A Baroque Splendor – In-A-Gada-Da-Vida

This spring 2004 exhibition in Tate Britain is a triumph of beauty and horror.  And if beauty is in the eyes of the beholder, so is horror.  It follows then that beauty and horror can be one and  the same thing – and so it goes in this garbled Garden of Eden.

Sarah Lucas’  picture of a  magnified pepperoni pizza makes an innocently enticing food into a grotesque goo.  Is it so that no one will order another one?  Why lament consumerism while one is part of it?  Damien Hirst is completely honest: “Stop buying it and they’ll stop selling it. It’s your own fault.”  I think he was talking about his own art.

Angus Fairhurst’s Underdone/Overdone Wallpaper has an overwhelming sense of mysterious beauty even if the description of its making sounds purposely chilling. Fairhurst says: “Keep adding until you can’t add anything else. Take everything away until there is nothing left.”  A simultaneous filling and emptying, so to speak.  It really is  just a photo of a forest that he reproduced by applying the three primary colours –  red, yellow, blue – repeatedly  using thirty silk-screens.  This process of emptying and obliteration is apparently also in his large beautiful pictures of plays on consumer adverts and billboards by cutting out the bodies depicted.

Damien Hirst compares Fairhurst’s method with his own, “…with Fairhurst’s work there is always a sense of him saying and denying something at the same time…I do it the other way around and start this presentation with a big meaning that as soon as you try to get hold of it, I try to get rid of it with a joke.” So the art is meant to leave the viewer in an empty space?

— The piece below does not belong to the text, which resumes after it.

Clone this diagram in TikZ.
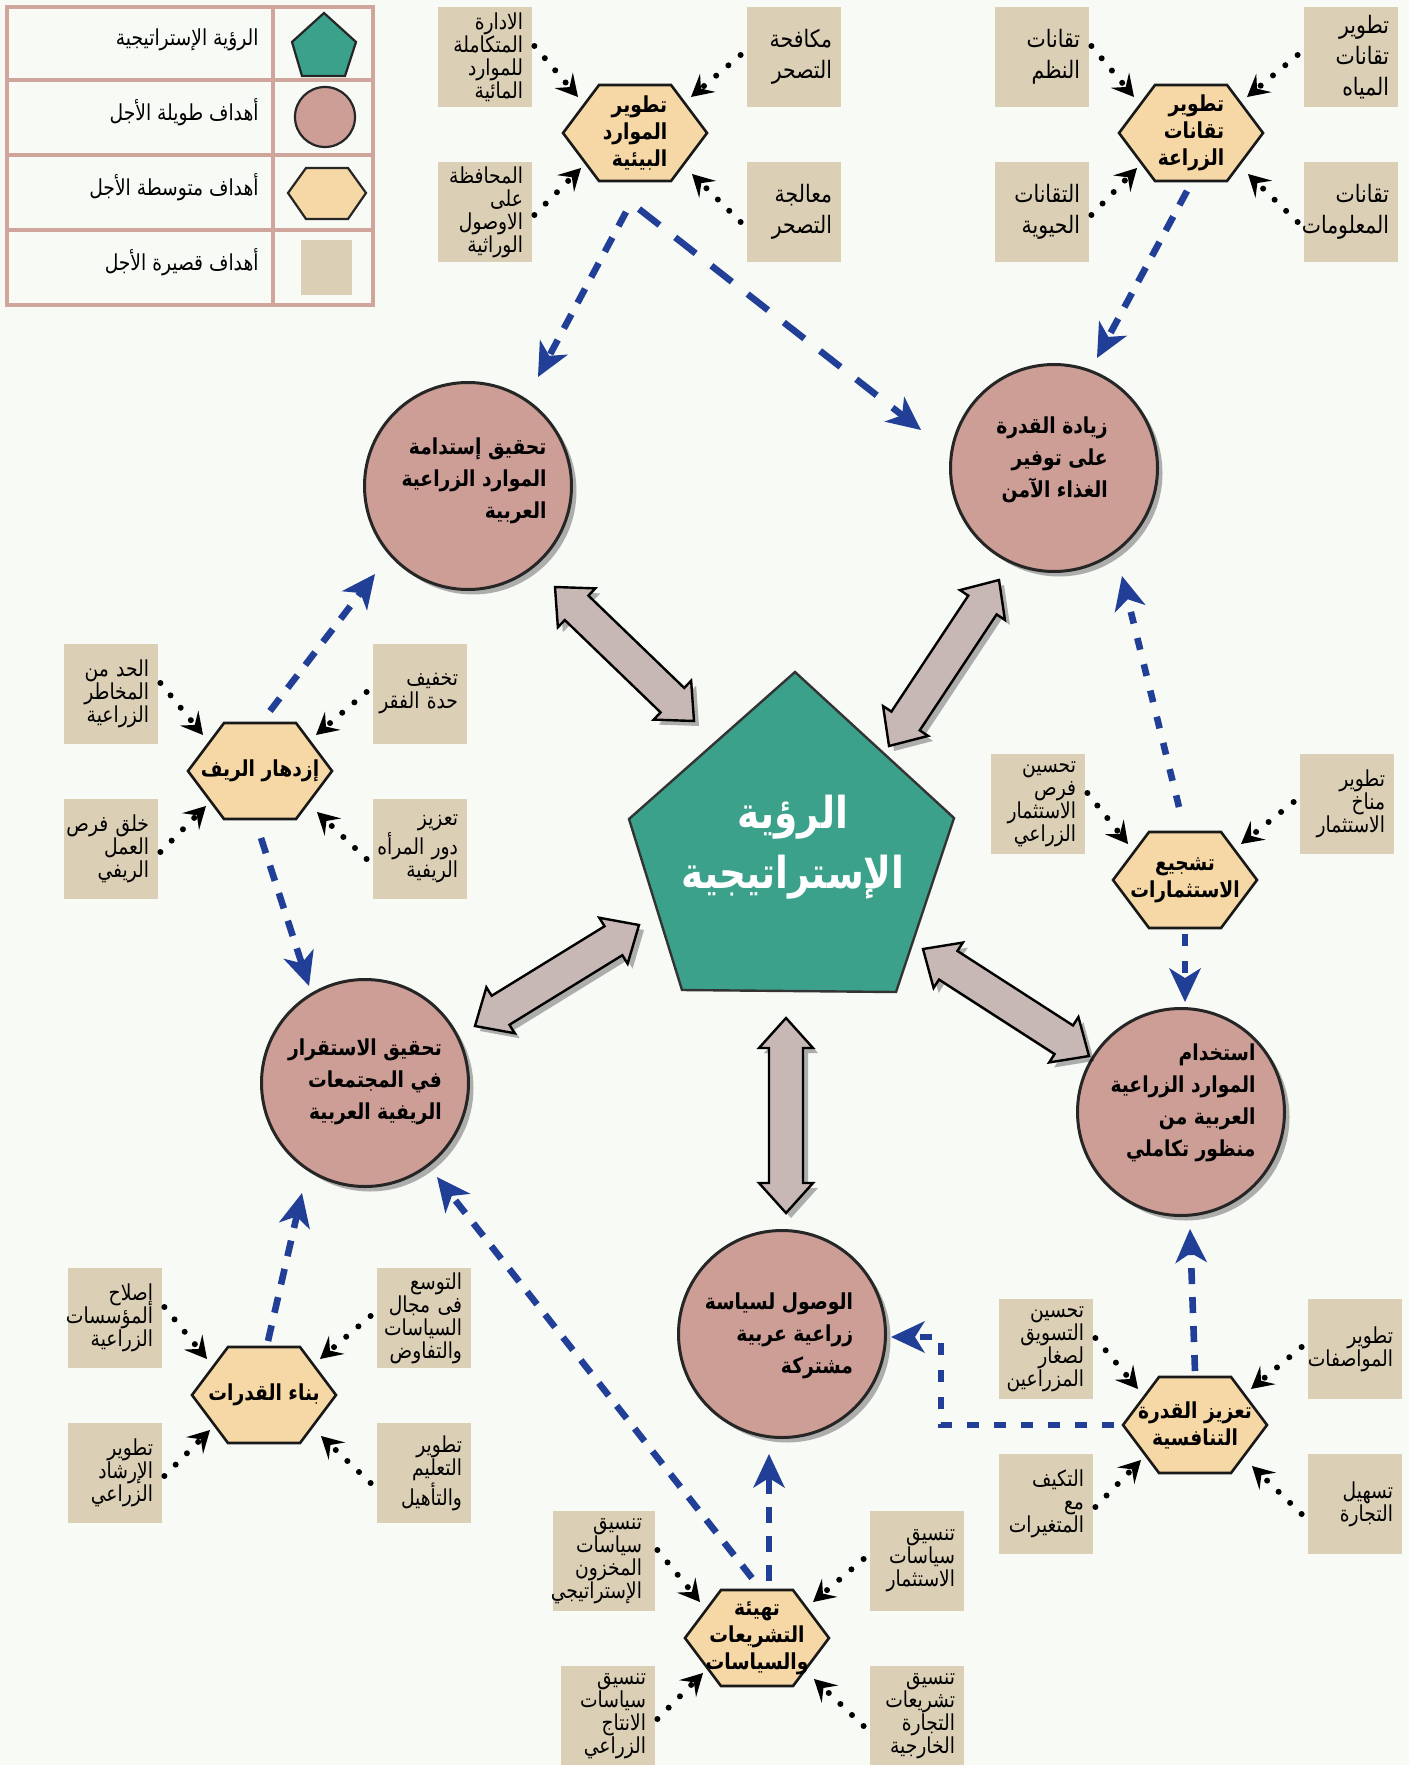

But Hirst’s own installations are no joke. In The Collector, an animatronics figure in laboratory garb examines butterfly wings under a microscope, unconcerned with all the live butterflies and beautiful flowers around him. Collecting is possession, not appreciation. What is he looking for under the microscope? A means of classification?

As is true of all his pieces in this show, the attention to detail and precision of fabrication give form to his often ambitious vision; though in this case, it’s describing the narrowness of vision.

The architect Philip Johnson is said to have declared: “You can not not know history.” What he meant, I think, is that history is naturally embedded in everything that we are today, our genes, our culture. We are the results of history.  In the turbulent 1960s, artists struggled to take art out of the picture frame, out of the museum, and themselves out of the choking hand of the collector/patron. Judging from this show, they have partly succeeded. Many of their works are no longer in frames or on pedestals. But they are still in museums and galleries, if not always physically. As for the choking hand of the collector/patron, many artists have decided to join their ranks or manipulate them by participating in the commercial side of the art scene, benefiting from the huge potential of branding and consumer awareness of them as celebrities, thanks to Warhol. By reaching a large audience, they are able to free themselves from the whims of a few powerful patrons.

Perhaps none of these really matter.  Visual art is ultimately about looking at forms and colours.  Entering  the exhibition and looking east,  one cannot help but be mesmerized  by Damien Hirst’s Baroque church, complete with the crucifixion surrounded by stained glass windows in the form of panels of butterfly wings, plus the sound of bubbling water as music. This then makes one overlook the trifling literalness of the gorilla contemplating its own reflection or the crucifixion made of cigarettes.

What then is art? That’s not the question here.